Members of Rome’s Muslim Bangladeshi community have launched a fundraiser to create a new Muslim-only cemetery in Rome, with claims they refuse to be buried next to Catholics.

The fundraiser was created by the Dhuumcatu Association whose president, a man named Bachcu, said: “A cemetery managed by the Islamic faithful is necessary because there are differences between the Catholic and Islamic rites. We can not be buried in clothes and our body must be placed in a north-south direction.”

“It already happens in Great Britain and in France,” another member of the association said, adding: “At the same time, though, if I have to be buried here, I would like to be buried like a true Muslim.”

The entire project is estimated to cost at least six to seven million euros as the group are looking to build a cemetery that will be able to hold between 30,000 to 40,000 burials, Il Giornale reports.

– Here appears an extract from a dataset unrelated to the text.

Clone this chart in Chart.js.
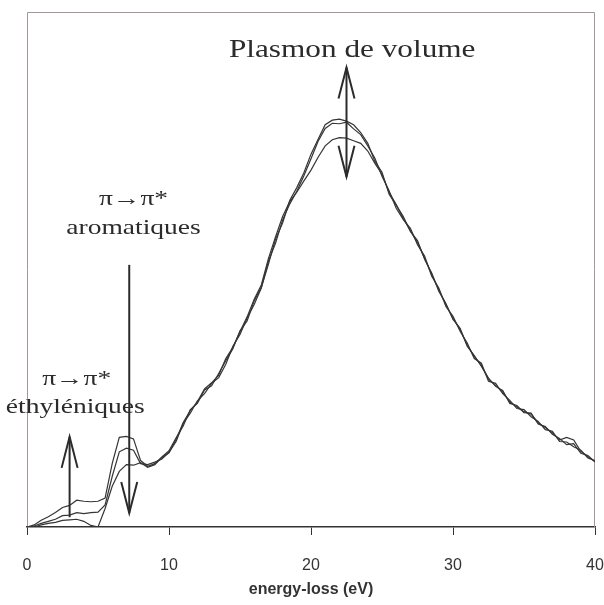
<!DOCTYPE html>
<html>
<head>
<meta charset="utf-8">
<script src="https://cdn.jsdelivr.net/npm/chart.js@4/dist/chart.umd.min.js"></script>
<style>
  body { margin: 0; background: #fff; }
  #wrap { width: 604px; height: 605px; }
</style>
</head>
<body>
<div id="wrap"><canvas id="eels" width="604" height="605"></canvas></div>
<script>
// energy grid (eV)
const energy = [
  0, 0.5, 1, 1.5, 2, 2.5, 3, 3.5, 4, 4.5, 5, 5.5, 6, 6.5, 7, 7.5, 8, 8.5, 9, 9.5,
  10, 10.5, 11, 11.5, 12, 12.5, 13, 13.5, 14, 14.5, 15, 15.5, 16, 16.5, 17, 17.5, 18, 18.5, 19, 19.5,
  20, 20.5, 21, 21.5, 22, 22.5, 23, 23.5, 24, 24.5, 25, 25.5, 26, 26.5, 27, 27.5, 28, 28.5, 29, 29.5,
  30, 30.5, 31, 31.5, 32, 32.5, 33, 33.5, 34, 34.5, 35, 35.5, 36, 36.5, 37, 37.5, 38, 38.5, 39, 39.5, 40
];

// three spectra, intensity in arbitrary units (0..100 = frame height)
const spectrumA = [
  0, 0.4, 1.3, 2.0, 2.8, 3.8, 4.2, 5.2, 5.0, 4.9, 5.0, 5.6, 12.3, 17.4, 17.6, 17.1, 12.9, 11.8, 12.3, 13.6,
  14.8, 17.3, 19.6, 22.8, 24.0, 26.6, 27.4, 29.8, 32.3, 34.6, 38.1, 40.0, 43.9, 46.5, 51.0, 55.9, 59.0, 63.4, 65.9, 68.8,
  72.4, 75.3, 78.1, 79.0, 79.2, 78.8, 78.1, 76.6, 74.5, 71.0, 68.9, 64.6, 62.5, 60.3, 57.4, 55.6, 52.0, 49.3, 45.8, 43.4,
  40.3, 38.6, 35.1, 33.3, 31.2, 28.9, 27.3, 26.5, 24.0, 23.6, 22.2, 22.1, 20.0, 19.5, 18.0, 17.2, 16.0, 16.2, 14.3, 13.9, 12.6
];
const spectrumB = [
  0, 0.2, 0.7, 1.1, 1.5, 2.2, 2.3, 2.8, 2.6, 2.8, 2.9, 4.3, 9.8, 14.6, 15.3, 14.9, 12.3, 12.1, 12.6, 13.2,
  14.5, 16.6, 20.1, 22.1, 24.5, 25.9, 27.9, 29.0, 31.6, 35.1, 37.4, 40.6, 43.2, 46.4, 51.6, 55.1, 59.6, 62.7, 65.2, 68.2,
  71.5, 74.9, 77.4, 78.4, 78.3, 78.6, 77.3, 76.2, 74.0, 71.6, 68.1, 65.3, 61.9, 59.7, 58.0, 54.8, 52.6, 48.7, 46.4, 42.8,
  40.9, 38.0, 35.7, 32.7, 31.8, 28.3, 27.9, 25.9, 24.6, 23.0, 22.8, 21.4, 20.5, 18.9, 18.6, 16.6, 16.5, 15.6, 14.9, 13.4, 12.9
];
const spectrumC = [
  0, 0, 0.4, 0.7, 0.9, 1.3, 1.4, 1.5, 1.1, 0.3, 0, 3.6, 7.9, 10.8, 12.1, 12.0, 12.5, 11.6, 12.1, 13.5,
  14.4, 17.0, 20.3, 22.6, 24.3, 26.8, 28.0, 29.5, 32.7, 34.9, 37.9, 40.8, 44.2, 47.0, 52.1, 56.3, 60.3, 63.2, 65.0, 67.2,
  69.3, 71.8, 74.0, 75.2, 75.6, 75.5, 75.0, 74.5, 73.0, 70.6, 68.5, 65.0, 62.6, 59.9, 57.5, 55.2, 52.2, 49.1, 46.0, 43.2,
  40.5, 38.4, 35.3, 33.1, 31.4, 28.7, 27.5, 26.2, 24.3, 23.3, 22.4, 21.9, 20.2, 19.3, 18.3, 16.9, 17.4, 16.9, 14.7, 13.7, 12.7
];

const xTicks = [0, 10, 20, 30, 40];

// annotations (data coordinates)
const labelText = ['Plasmon de volume', 'π→π*', 'aromatiques', 'π→π*', 'éthyléniques'];
const labelX = [22.9, 7.5, 7.5, 3.5, 3.4];
const labelY = [91.3, 62.6, 56.8, 27.6, 22.2];
const labelSize = [25, 22, 22, 22, 22];

// arrows: x, y from, y to, heads at [start, end]
const arrowX = [22.5, 7.2, 3.0];
const arrowFrom = [89.2, 50.9, 1.9];
const arrowTo = [68.0, 2.7, 17.5];
const arrowHeads = [[true, true], [false, true], [false, true]];

const pts = (ys) => energy.map((e, i) => ({ x: e, y: ys[i] }));

const frame = {
  id: 'frame',
  beforeDatasetsDraw(chart) {
    const { ctx, chartArea: a } = chart;
    ctx.save();
    ctx.strokeStyle = '#a39797';
    ctx.lineWidth = 1;
    ctx.beginPath();
    ctx.moveTo(a.left + 0.5, a.bottom);
    ctx.lineTo(a.left + 0.5, a.top + 0.5);
    ctx.lineTo(a.right - 0.5, a.top + 0.5);
    ctx.lineTo(a.right - 0.5, a.bottom);
    ctx.stroke();
    ctx.restore();
  }
};

const notes = {
  id: 'notes',
  afterDatasetsDraw(chart) {
    const { ctx } = chart;
    const xs = chart.scales.x, ys = chart.scales.y;
    ctx.save();
    ctx.fillStyle = '#2b2b2b';
    ctx.textAlign = 'center';
    ctx.textBaseline = 'alphabetic';
    labelText.forEach((t, i) => {
      ctx.save();
      ctx.translate(xs.getPixelForValue(labelX[i]), ys.getPixelForValue(labelY[i]));
      ctx.scale(1.25, 1);
      ctx.font = labelSize[i] + 'px "Liberation Serif", "Times New Roman", serif';
      ctx.fillText(t, 0, 0);
      ctx.restore();
    });

    ctx.strokeStyle = '#2b2b2b';
    ctx.lineWidth = 2;
    const head = (x, y, dir) => {
      ctx.beginPath();
      ctx.moveTo(x - 8, y + dir * 31);
      ctx.lineTo(x, y);
      ctx.lineTo(x + 8, y + dir * 31);
      ctx.stroke();
    };
    arrowX.forEach((ax, i) => {
      const x = xs.getPixelForValue(ax);
      const y0 = ys.getPixelForValue(arrowFrom[i]);
      const y1 = ys.getPixelForValue(arrowTo[i]);
      ctx.beginPath();
      ctx.moveTo(x, y0);
      ctx.lineTo(x, y1);
      ctx.stroke();
      const d = y1 > y0 ? -1 : 1;
      if (arrowHeads[i][1]) head(x, y1, d);
      if (arrowHeads[i][0]) head(x, y0, -d);
    });
    ctx.restore();
  }
};

const line = (ys) => ({
  data: pts(ys),
  borderColor: '#353535',
  borderWidth: 1.2,
  pointRadius: 0,
  tension: 0,
  fill: false
});

new Chart(document.getElementById('eels'), {
  type: 'line',
  data: { datasets: [line(spectrumA), line(spectrumB), line(spectrumC)] },
  options: {
    responsive: false,
    animation: false,
    layout: { padding: { left: 27, right: 9, top: 12, bottom: 6 } },
    plugins: { legend: { display: false }, tooltip: { enabled: false } },
    scales: {
      x: {
        type: 'linear',
        min: 0,
        max: 40,
        afterBuildTicks: (s) => { s.ticks = xTicks.map(v => ({ value: v })); },
        afterFit: (s) => { s.height = 72; s.paddingLeft = 0; s.paddingRight = 0; },
        ticks: {
          color: '#333',
          padding: 21,
          font: { family: '"Liberation Sans", Arial, sans-serif', size: 16 }
        },
        grid: { drawOnChartArea: false, drawTicks: true, tickLength: 8, color: '#333', lineWidth: 1 },
        border: { display: true, color: '#333', width: 1.5 },
        title: {
          display: true,
          text: 'energy-loss (eV)',
          color: '#333',
          padding: { top: 5, bottom: 0 },
          font: { family: '"Liberation Sans", Arial, sans-serif', size: 16, weight: 'bold' }
        }
      },
      y: { display: false, min: 0, max: 100 }
    }
  },
  plugins: [frame, notes]
});
</script>
</body>
</html>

The organisation claims that they want to fundraise the money from their own community rather than have the government help them, saying that the city of Rome would only be needed to authorise the project. They added that they should be easily able to raise the amount if only two percent of the community donate the recommended 3,000 euros.

Integration of Muslims into Italian society has been a major issue in the country for years, with the government having to shut down illegal mosques in 2016. The move led to protests from the Muslim community, some of whom threatened to invade the Vatican and pray in St. Peter’s Basilica, instead.

Some on Italian politicians have embraced the demands of the Muslim community, such as the establishment left-liberal Democratic Party (PD), which even travelled to an Islamic Centre in Milan to show members of the community how to vote for them, with their party’s being the only one presented on the mock ballots.

The PD also back the idea of birthright citizenship, also known as jus soli or ‘right of the soil’, which would confer citizenship on anyone born within Italy’s borders automatically.

At present, the Mediterranean country’s laws are centred largely on the principle of jus sanguinis, or ‘right of blood’, which require a child’s mother or father must be an Italian citizen in order for them to receive automatic citizenship. (Stateless persons born in Italy are one exception.)

A move to jus soli is supported by many Muslim migrants, and the PD’s endorsement of this more straightforward path to citizenship led the Mosque of Segrate in Milan, for example, to advocate its community vote for the party as a result.